Last week I read an awesome post about the conflict that comes about in the churches that are slow to change. It is written by the Baptimergent blog (link HERE).
The opening remarks pulled me right in and I think speak to just about every church out there:
You may be aware that many of our beloved congregations are gripped with a sickness unto death. You might be a staff person in a church like that, or a lay leader. You may be sitting through meetings where one side demands you make changes now, and the other side wonders why “these people,” refuse to be assimilated into our way of doing church.
They make 5 main points about the realities of conflict within a local church (and they are great points).
- We cannot see congregational conflict as an intrusive distraction from the “true” mission of the church.

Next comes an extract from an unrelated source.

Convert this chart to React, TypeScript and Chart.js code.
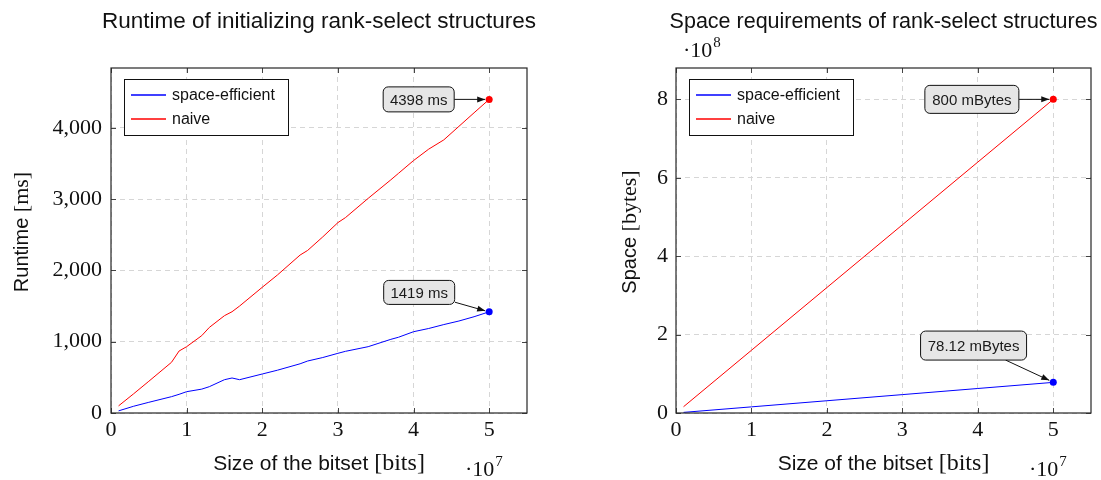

- Life can come from old structures. This requires an ability to move beyond critique to adaptation and utilization of what one has to work with, even when it is not ideal.
- It is vital for us younger clergy to make the distinction between what are actual & legitimate criticisms of us, and what are projections of past disappointments and present disillusionment.
- Everyone has been made in God’s image. Especially the people we have the hardest time loving.
- We must confess and repent from our sense of entitlement as newly emerging leaders and clergy.
As a young leader at a church these points hit home so hard. Most of this goes back to some of my thoughts on my post from Monday.
It is easy for young church leaders to whine and complain about the old guard running many churches. In fact this why you see “emerging churches” putting up everywhere.
Running from the conflict of transition is the worst thing. A new popular model for church will follow today’s and today’s leaders will be replaced by tomorrow’s. Yet, I think God calls us to work together in the midst of ongoing cultural change and transition.